When you’re planning a start up and need to stick to a budget (who doesn’t?) you sometimes need to be ruthless with the features you can include from the offset.
From nearly 20 years of helping start ups get off the ground, and helping entrepreneur’s manage a budget, these are some of the things I think you can manage without with a bit of creative thinking.
Online payments
Let’s start with the big one. The one I’m sure many will disagree with. Setting up online payments – especially subscriptions – can be a large part of a start up. I know, I know – people will read this and say “oh you just do this, this and this” – but that’s still a bit to do. Or even if you use a tool to manage subscriptions, that’s still something to set up or a monthly cost to face.
Don’t get me wrong – at my web development agency our main specialism is in helping people with membership platforms which usually involve recurring payments. But I’m just saying that if you are really being ruthless, you can manage this aspect manually.
Think about the things you’re requesting payment for. Could you just make a simple invoice template in Word with your bank account details on it and send people a manual invoice? When I started out in business many moons ago, I had a spreadsheet of all the invoices I sent out, which I made in Excel, and updated the spreadsheet when they were paid. There’s nothing to stop you doing that now – with Google Docs perhaps so even the spreadsheet is free.

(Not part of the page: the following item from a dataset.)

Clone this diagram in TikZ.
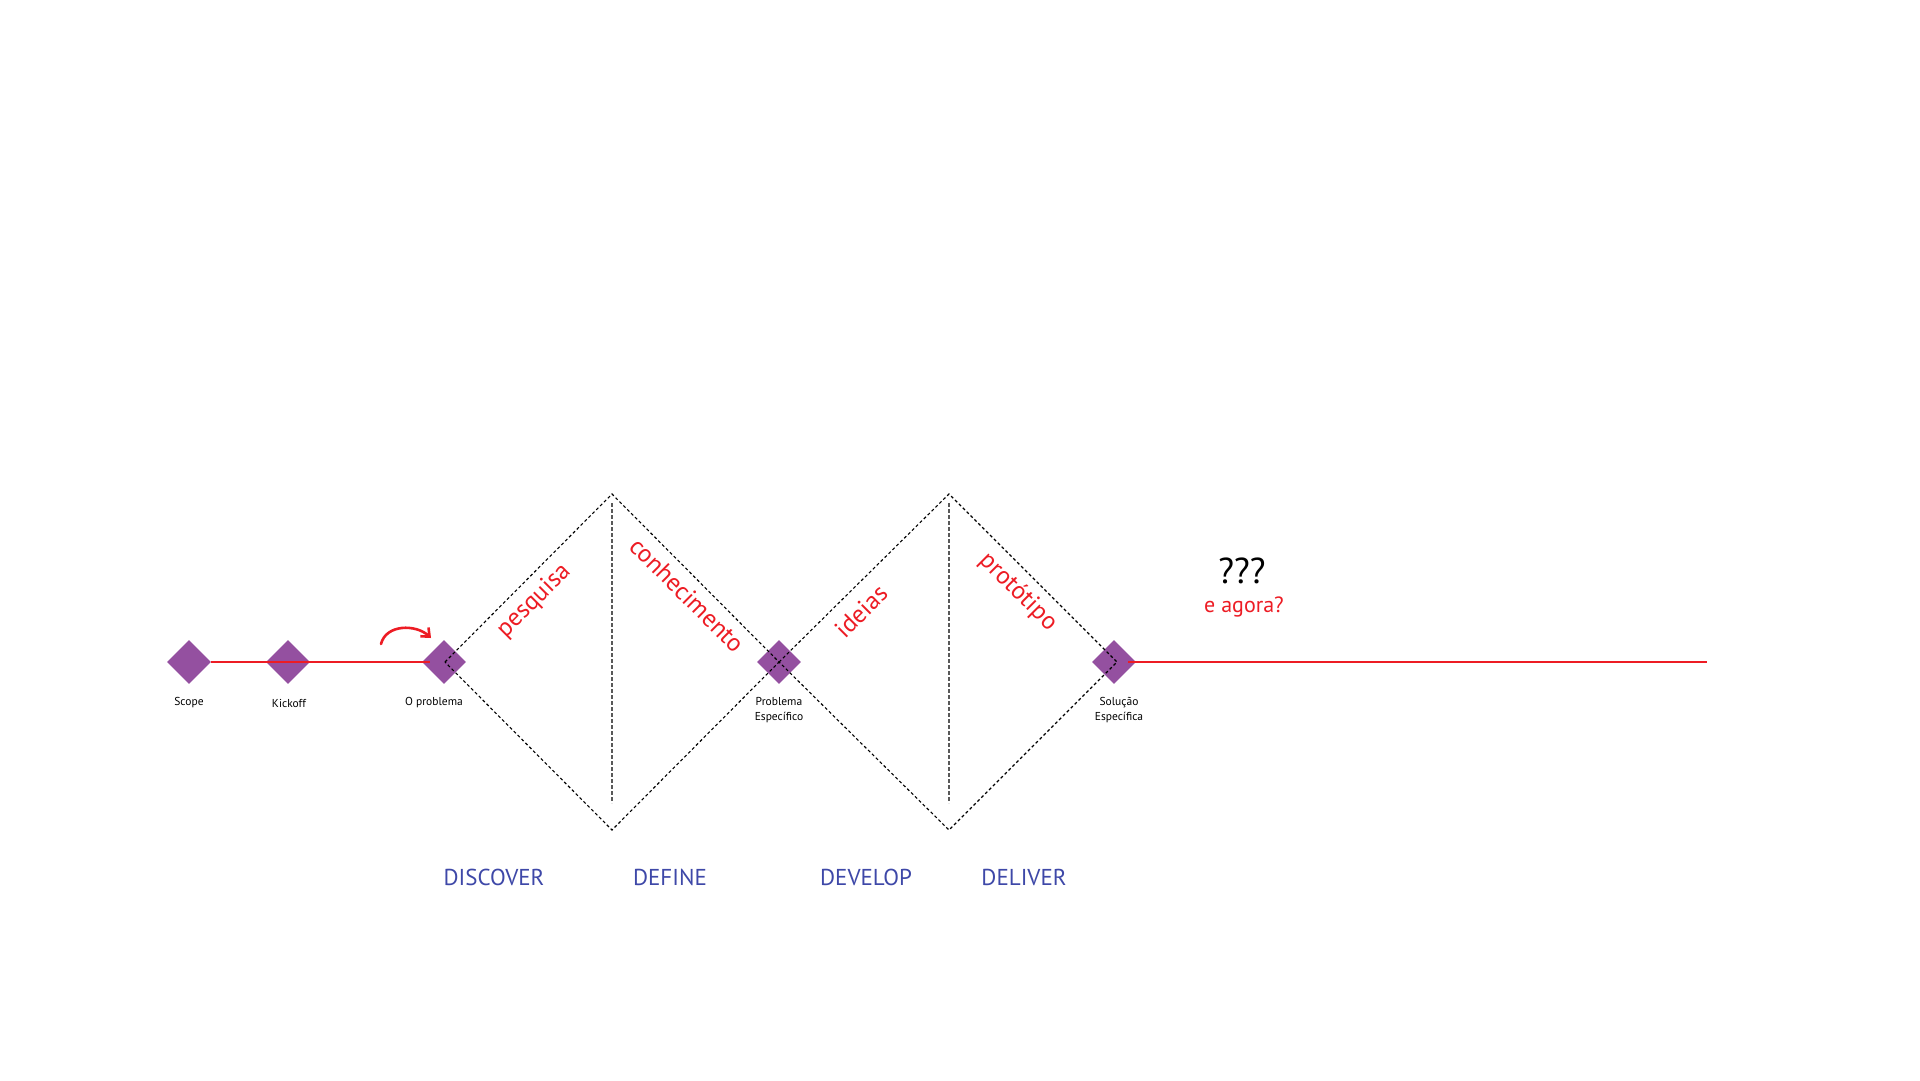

Yes, things don’t auto renew. Yes there’s a lot more work involved for you. But my point is you can manage things like this whereas there will likely be other parts of your project that you can’t manage yourself manually in any form, so they’re where your budget is best spent.
If recurring payments are an absolute must, how about a PayPal subscription button? With no API / webhook to tell your website when the payment is received, or to automatically block someone if they don’t pay? And no interfaces on your site for managing subscriptions / users and chasing renewals. Just have the facility to suspend someone’s account (which you might want for a variety of reasons) and then manually block them if they don’t re-pay. Yes it’s hassle. Yes you’ll need to be on top of things and perhaps keep notes or do a weekly check of who’s gone over. But if you’re just starting out, let’s face it – you probably won’t have many users, and if you do, so what if they get a few extra days service? When you first launch you’re in trial mode – you want all the testing and feedback you can get from people.
Moderation
This one obviously depends on the sort of content you’re publishing to the web, but if it’s harmless, so what if you publish it on a site that has hardly any visitors initially? Rather than some kind of moderation system, or an external moderation tool, what if someone writes something, and you see it a few hours later, and edit it then? Or ask your web developers to delete it if you really don’t think it’s suitable for your site? Obviously you’ll need to pay for your developer’s time, but maybe you can trial how often you actually need them to step in, vs. the cost of a full moderation system?
Reporting and analysis
Often I see briefs from start ups who want lots of reporting – with graphs and monthly reports they can send clients. They see it as vital to their product’s success. Great – we love doing that stuff. But it’s a lot of work! Collecting data, crunching it, analysing it, putting it into charts with various charting APIs and then designing and building PDFs which are autogenerated every month? In what world is that a minimal viable product?
Instead, think carefully about what data you definately need and whether that could be recorded using Event Tracking or funnels in Google Analytics (you might want some expert guidance on this). Next,make sure that anything that couldn’t be captured in GA – or couldn’t be captured if people opted out of Third Party Cookies – is captured and stored on your website instead (inline with your privacy policy). You just need it stored in your database. Then, once a month, you can ask your developers for a dump of the database – or you can ask to be shown how to access this data yourself (be careful!). And you can manually put together reports for your biggest clients, or for yourself. Yes, it’s manual. Yes, it’s time consuming. But it’ll free up a lot of budget for things you can’t do yourself.
Skin in the game.
I’ve been in this game long enough to remember when everything wasn’t just available at the click of a button and you had to do things more manually. I also used to make myself websites before I had a team of developers who can code better than I can, so I had to think creatively and do as much as possible without relying on tech. Sometimes you just need to be less reliant on technology and make your budget go further whilst you’re testing your idea.